--- start ---

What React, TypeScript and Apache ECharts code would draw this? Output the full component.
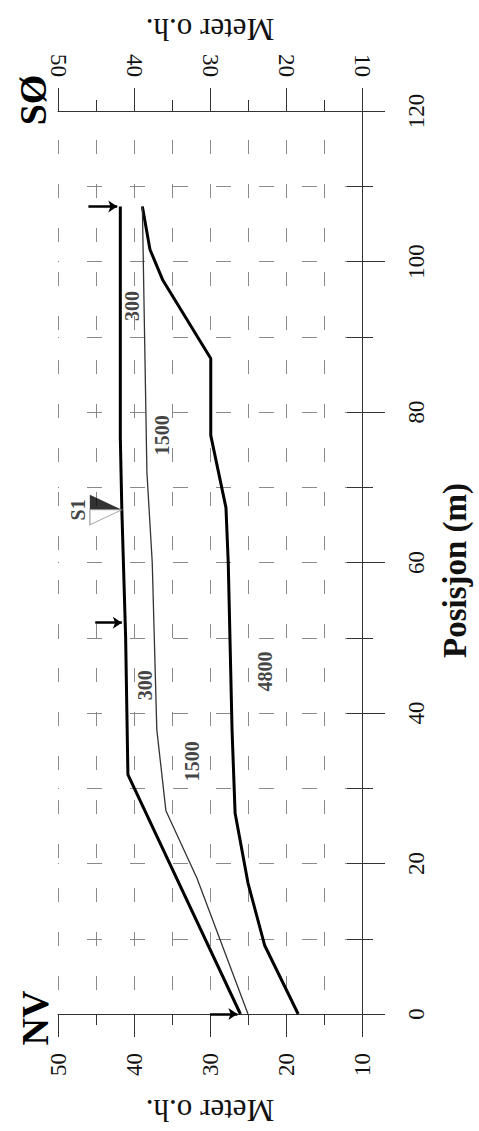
import React, { useEffect, useRef } from "react";
import * as echarts from "echarts";

const FONT = "'Liberation Serif', 'Times New Roman', serif";

// Profile points as [posisjon (m), meter o.h.]
const surface: number[][] = [
  [0, 26.0], [31.8, 40.8], [50, 41.1], [67, 41.6], [76.5, 41.8], [107.3, 41.8],
];
const boundary300: number[][] = [
  [0, 25.0], [18, 31.7], [27, 35.8], [37.8, 37.0], [60, 37.6], [72, 38.3], [107.3, 38.9],
];
const boundary1500: number[][] = [
  [0, 18.4], [9.1, 22.8], [17.4, 25.0], [26.7, 26.7], [37.8, 27.1], [60, 27.6],
  [67.3, 27.9], [76.9, 29.9], [87.1, 29.9], [97.5, 36.2], [101.6, 37.9], [107.3, 38.9],
];
// arrows: [posisjon, from meter, to meter]
const arrows: number[][] = [
  [0, 30.0, 26.4],
  [52, 45.1, 41.6],
  [107.3, 46.0, 42.2],
];
// velocity labels: [text, posisjon, meter]
const layerLabels: [string, number, number][] = [
  ["300", 94.1, 40.3],
  ["1500", 76.9, 36.3],
  ["300", 43.7, 38.6],
  ["1500", 33.6, 32.4],
  ["4800", 45.5, 22.8],
];
const sensorName = "S1";
const sensorPos = 67;
const sensorMeter = 41.6;
const sensorLabelMeter = 47.4;

const meterMin = 10;
const meterMax = 50;
const meterStep = 10;
const posMin = 0;
const posMax = 120;
const posStep = 20;

const toXY = (pts: number[][]) => pts.map(([p, m]) => [m, p]);

export default function App() {
  const ref = useRef<HTMLDivElement>(null);
  useEffect(() => {
    if (!ref.current) return;
    const chart = echarts.init(ref.current, null, { renderer: "svg" });
    const axisColor = "#333";
    const gridColor = "#8a8a8a";
    const vDash = { color: gridColor, width: 1, type: [14, 30], dashOffset: 15 };
    const hDash = { color: gridColor, width: 1, type: [15, 28], dashOffset: 14 };
    const labelFont = { fontFamily: FONT, fontSize: 23, color: "#111" };
    const nameFont = { fontFamily: FONT, fontSize: 31, color: "#111" };

    const meterAxisBase = {
      type: "value",
      inverse: true,
      min: meterMin,
      max: meterMax,
      interval: meterStep,
      axisLine: { show: true, onZero: false, lineStyle: { color: axisColor, width: 1 } },
      axisTick: { show: true, length: 23, lineStyle: { color: axisColor } },
      minorTick: { show: true, splitNumber: 2, length: 11, lineStyle: { color: axisColor } },
      name: "Meter o.h.",
      nameLocation: "middle",
      nameRotate: 180,
      nameTextStyle: nameFont,
    };

    const option: any = {
      animation: false,
      backgroundColor: "#fff",
      textStyle: { fontFamily: FONT },
      grid: { left: 58, right: 117, top: 111, bottom: 112, containLabel: false },
      xAxis: [
        {
          ...meterAxisBase,
          position: "bottom",
          nameGap: 81,
          axisLabel: { ...labelFont, rotate: 90, margin: 39 },
          splitLine: { show: true, lineStyle: vDash },
          minorSplitLine: { show: true, lineStyle: vDash },
        },
        {
          ...meterAxisBase,
          position: "top",
          nameGap: 66,
          axisLabel: { ...labelFont, rotate: 90, margin: 34 },
          splitLine: { show: false },
          minorSplitLine: { show: false },
        },
      ],
      yAxis: [
        {
          type: "value",
          position: "right",
          min: posMin,
          max: posMax,
          interval: posStep,
          axisLine: { show: true, onZero: false, lineStyle: { color: axisColor, width: 1 } },
          axisTick: { show: true, length: 23, lineStyle: { color: axisColor } },
          minorTick: { show: true, splitNumber: 2, length: 11, lineStyle: { color: axisColor } },
          axisLabel: { ...labelFont, rotate: 90, margin: 43 },
          splitLine: { show: true, lineStyle: hDash },
          minorSplitLine: { show: true, lineStyle: hDash },
          name: "Posisjon (m)",
          nameLocation: "middle",
          nameRotate: 90,
          nameGap: 76,
          nameTextStyle: { ...nameFont, fontSize: 33, fontWeight: "bold", padding: [0, 16, 0, 0] },
        },
        {
          type: "value",
          position: "right",
          min: posMin,
          max: posMax,
          interval: posStep / 2,
          axisLine: { show: false, onZero: false },
          axisTick: { show: true, inside: true, length: 15, lineStyle: { color: axisColor } },
          axisLabel: { show: false },
          splitLine: { show: false },
        },
      ],
      graphic: [
        {
          type: "text",
          x: 35,
          y: 1018,
          rotation: Math.PI / 2,
          style: {
            text: "NV",
            fontFamily: FONT,
            fontSize: 38,
            fontWeight: "bold",
            fill: "#000",
            align: "center",
            verticalAlign: "middle",
          },
        },
        {
          type: "text",
          x: 33,
          y: 100,
          rotation: Math.PI / 2,
          style: {
            text: "SØ",
            fontFamily: FONT,
            fontSize: 38,
            fontWeight: "bold",
            fill: "#000",
            align: "center",
            verticalAlign: "middle",
          },
        },
      ],
      series: [
        {
          type: "line",
          name: "1500/4800",
          data: toXY(boundary1500),
          symbol: "none",
          clip: false,
          lineStyle: { color: "#000", width: 3 },
          z: 3,
        },
        {
          type: "line",
          name: "300/1500",
          data: toXY(boundary300),
          symbol: "none",
          clip: false,
          lineStyle: { color: "#333", width: 1.3 },
          z: 3,
        },
        {
          type: "line",
          name: "Overflate",
          data: toXY(surface),
          symbol: "none",
          clip: false,
          lineStyle: { color: "#000", width: 3 },
          z: 4,
        },
        {
          type: "lines",
          coordinateSystem: "cartesian2d",
          clip: false,
          symbol: ["none", "arrow"],
          symbolSize: 9,
          lineStyle: { color: "#000", width: 2.5, opacity: 1 },
          data: arrows.map(([p, m1, m2]) => ({ coords: [[m1, p], [m2, p]] })),
          z: 5,
        },
        {
          type: "scatter",
          name: sensorName,
          z: 6,
          data: [
            {
              value: [sensorMeter, sensorPos],
              symbol: "path://M0,0 L32,15 L0,15 Z",
              symbolSize: [32, 15],
              symbolOffset: [-16, -7.5],
              itemStyle: { color: "#000" },
            },
            {
              value: [sensorMeter, sensorPos],
              symbol: "path://M0,0 L32,0 L0,15 Z",
              symbolSize: [32, 15],
              symbolOffset: [-16, 7.5],
              itemStyle: { color: "#fff", borderColor: "#999", borderWidth: 1 },
            },
          ],
        },
        {
          type: "scatter",
          name: "labels",
          z: 7,
          symbolSize: 1,
          itemStyle: { color: "rgba(0,0,0,0)" },
          label: {
            show: true,
            position: "inside",
            rotate: 90,
            formatter: (p: any) => p.name,
            fontFamily: FONT,
            fontSize: 20,
            fontWeight: "bold",
            color: "#111",
          },
          data: [
            ...layerLabels.map(([t, p, m]) => ({ name: t, value: [m, p] })),
            { name: sensorName, value: [sensorLabelMeter, sensorPos] },
          ],
        },
      ],
    };
    chart.setOption(option);
    return () => chart.dispose();
  }, []);
  return (
    <div
      ref={ref}
      style={{ position: "absolute", left: 0, top: 0, width: 479, height: 1131, background: "#fff" }}
    />
  );
}
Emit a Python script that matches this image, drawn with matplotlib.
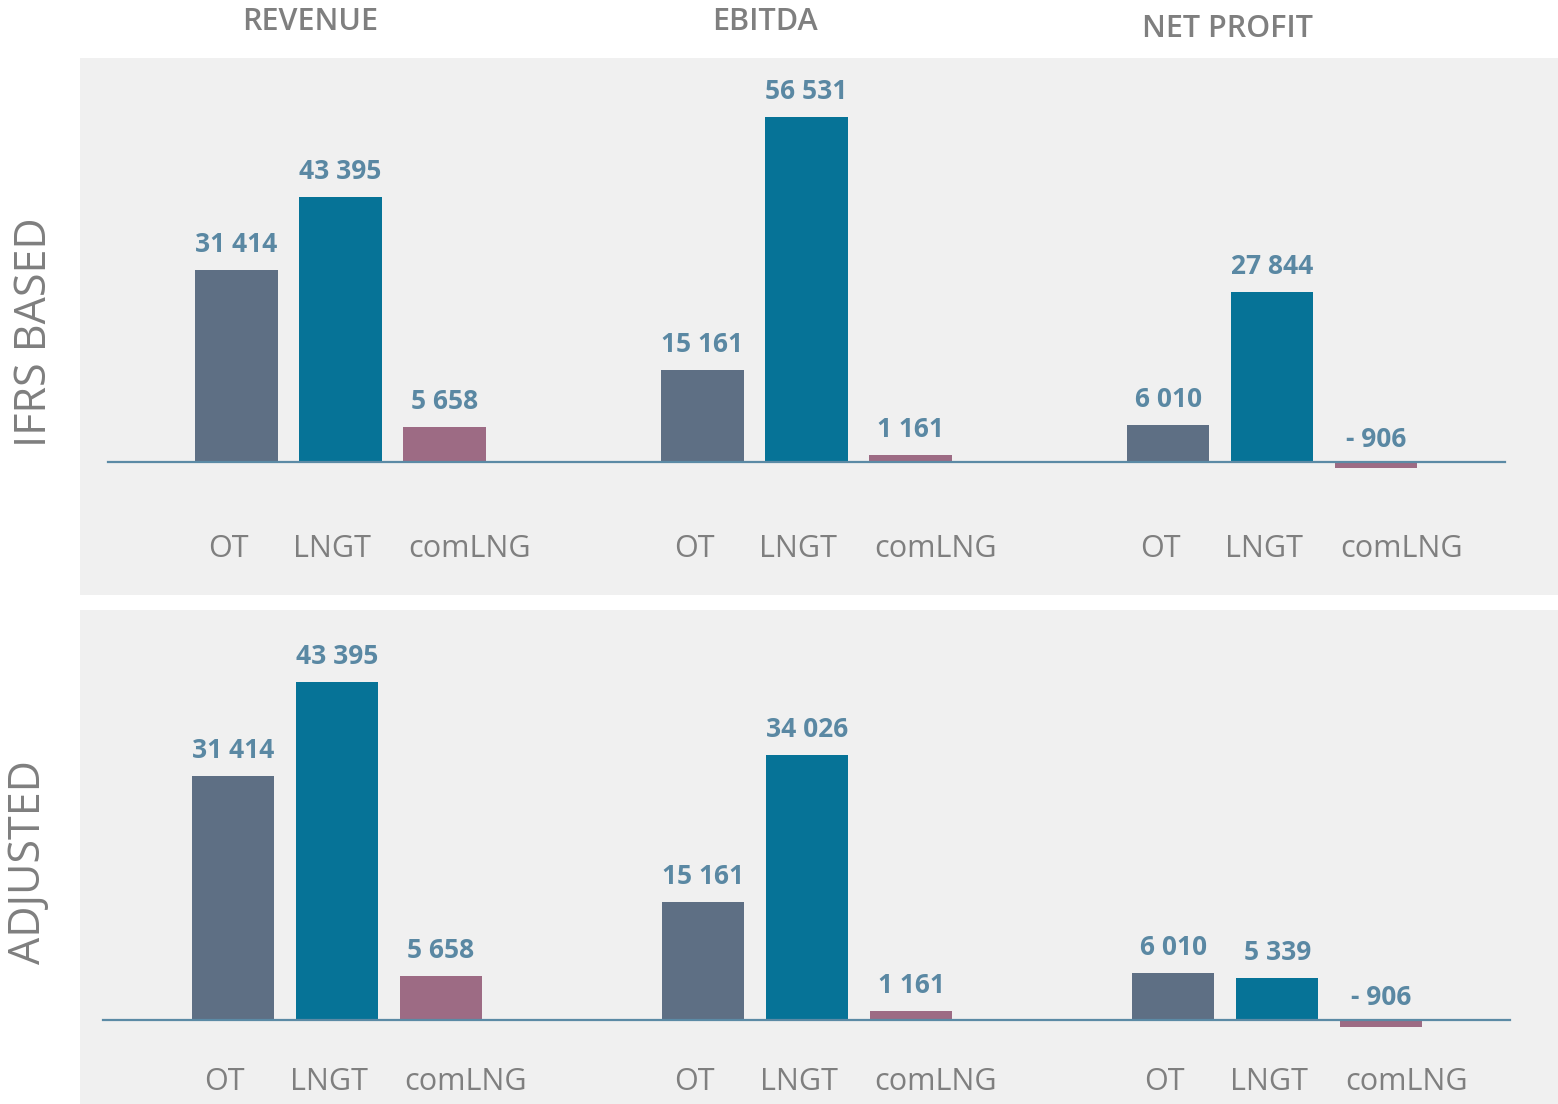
import matplotlib.pyplot as plt

plt.rcParams['font.family'] = ['Open Sans', 'DejaVu Sans']

# data
metrics = ["REVENUE", "EBITDA", "NET PROFIT"]
companies = ["OT", "LNGT", "comLNG"]
rows = ["IFRS BASED", "ADJUSTED"]
ifrs_values = [[31414, 43395, 5658], [15161, 56531, 1161], [6010, 27844, -906]]
adjusted_values = [[31414, 43395, 5658], [15161, 34026, 1161], [6010, 5339, -906]]

bar_colors = ["#5e6f84", "#067397", "#9d6b84"]
label_color = "#5a88a3"
gray = "#7f7f7f"

W, H = 1558, 1104
fig = plt.figure(figsize=(W / 100, H / 100), dpi=100)


def px_axes(x0, y0, x1, y1):
    # pixel box (top-left origin) -> figure axes
    return fig.add_axes([x0 / W, 1 - y1 / H, (x1 - x0) / W, (y1 - y0) / H])


# per row: panel top/bottom, first bar centre, baseline, px per unit, line extent, tick y, row label pos
layouts = [
    dict(y0=58, y1=595, first=236.5, base=462, scale=0.0061, lx=(108, 1505), tick_y=549,
         gap=4.48, values=ifrs_values, label_xy=(35, 332)),
    dict(y0=610, y1=1104, first=233, base=1020, scale=0.00778, lx=(103, 1510), tick_y=1082,
         gap=4.52, values=adjusted_values, label_xy=(29, 862)),
]
step = 104  # px between bar centres
tick_offsets = [-0.08, -0.08, 0.24]

for row, lay in zip(rows, layouts):
    ax = px_axes(80, lay["y0"], W, lay["y1"])
    ax.set_facecolor("#f0f0f0")
    to_x = lambda p: (p - lay["first"]) / step
    ax.set_xlim(to_x(80), to_x(W))
    ax.set_ylim(-(lay["y1"] - lay["base"]) / lay["scale"], (lay["base"] - lay["y0"]) / lay["scale"])
    ax.axis("off")
    ax.add_patch(plt.Rectangle((0, 0), 1, 1, transform=ax.transAxes, color="#f0f0f0", zorder=0))

    for g, vals in enumerate(lay["values"]):
        xs = [g * lay["gap"] + i for i in range(len(companies))]
        ax.bar(xs, vals, width=0.79, color=bar_colors, zorder=2)
        for x, v in zip(xs, vals):
            txt = f"{abs(v):,}".replace(",", " ")
            if v < 0:
                txt = "- " + txt
            lift = (9 if v < 0 else 12) / lay["scale"]
            ax.text(x, max(v, 0) + lift, txt, ha="center", va="bottom", fontsize=19,
                    fontweight="bold", color=label_color, zorder=3)
        tick_data_y = (lay["base"] - lay["tick_y"]) / lay["scale"]
        for x, name, off in zip(xs, companies, tick_offsets):
            ax.text(x + off, tick_data_y, name, ha="center", va="center", fontsize=22, color=gray)

    ax.plot([to_x(lay["lx"][0]), to_x(lay["lx"][1])], [0, 0], color="#5b8aa5", lw=1.6, zorder=4)

    lx, ly = lay["label_xy"]
    fig.text(lx / W, 1 - ly / H, row, rotation=90, ha="center", va="center",
             fontsize=31, color=gray)

header_pos = [(310, 22), (765, 22), (1227, 29)]
for name, (hx, hy) in zip(metrics, header_pos):
    fig.text(hx / W, 1 - hy / H, name, ha="center", va="center", fontsize=22,
             fontweight="semibold", color=gray)

fig.savefig("out.png", dpi=100, facecolor="white")
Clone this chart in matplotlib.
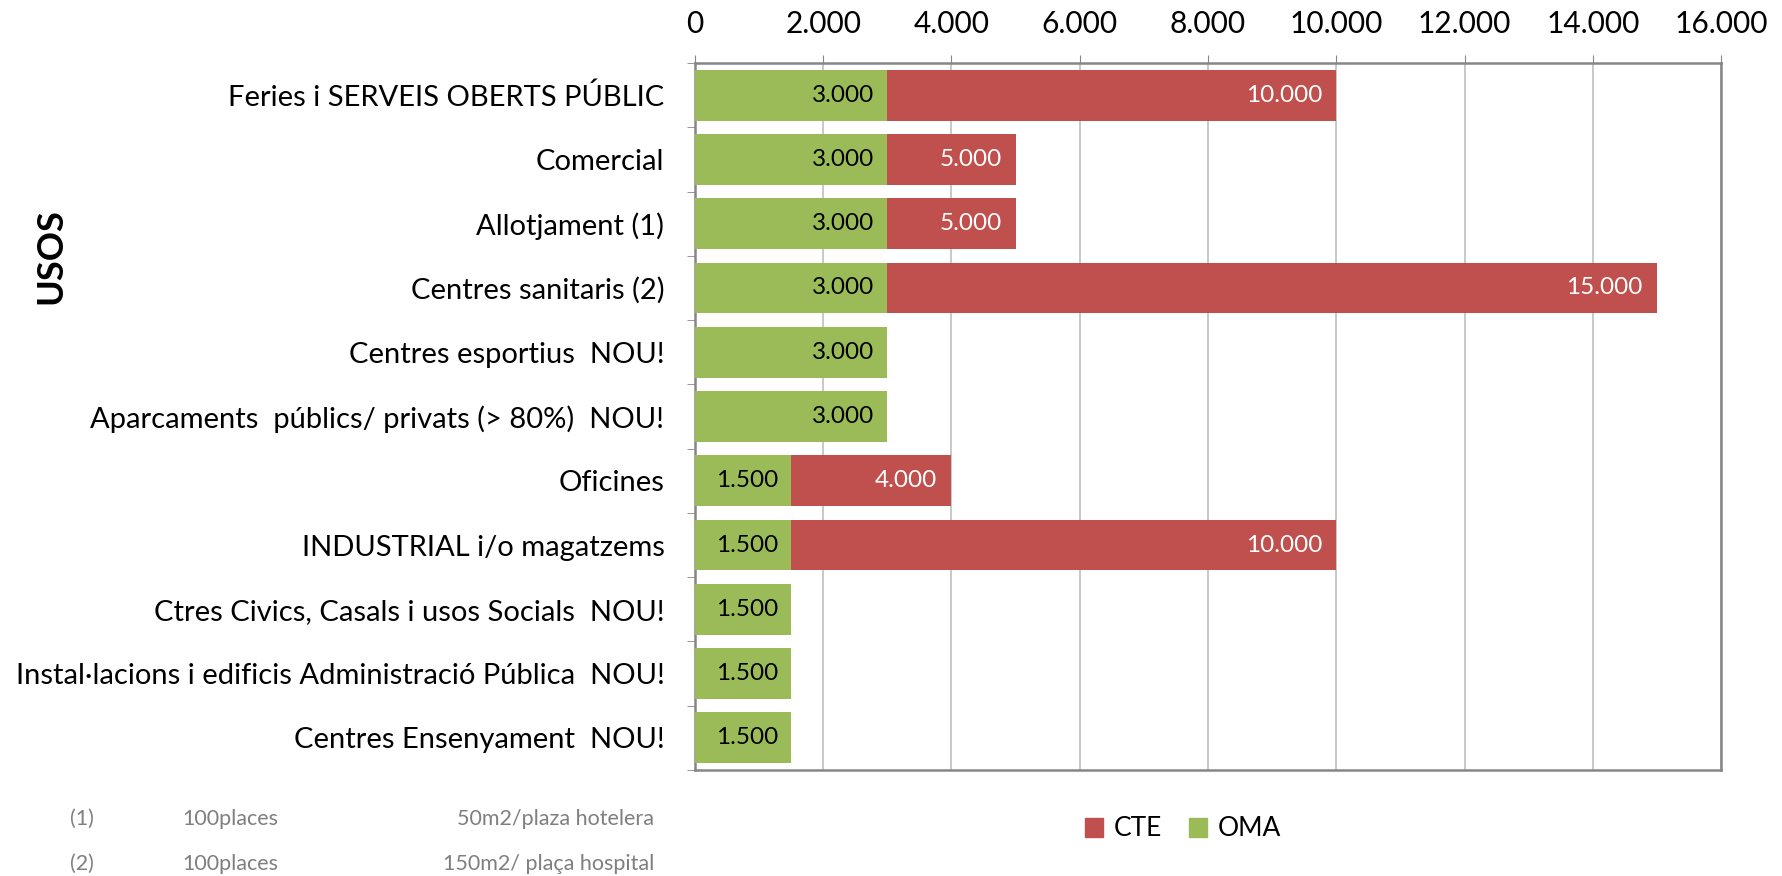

--- end ---

**STATED EXERCISE:**
Restate the material word for word from its first line through the line containing "Serif', 'Times New", both included; the pictures do not belong in it.

**THE ANSWER:**
What React, TypeScript and Apache ECharts code would draw this? Output the full component.
import React, { useEffect, useRef } from "react";
import * as echarts from "echarts";

const FONT = "'Liberation Serif', 'Times New Roman', serif";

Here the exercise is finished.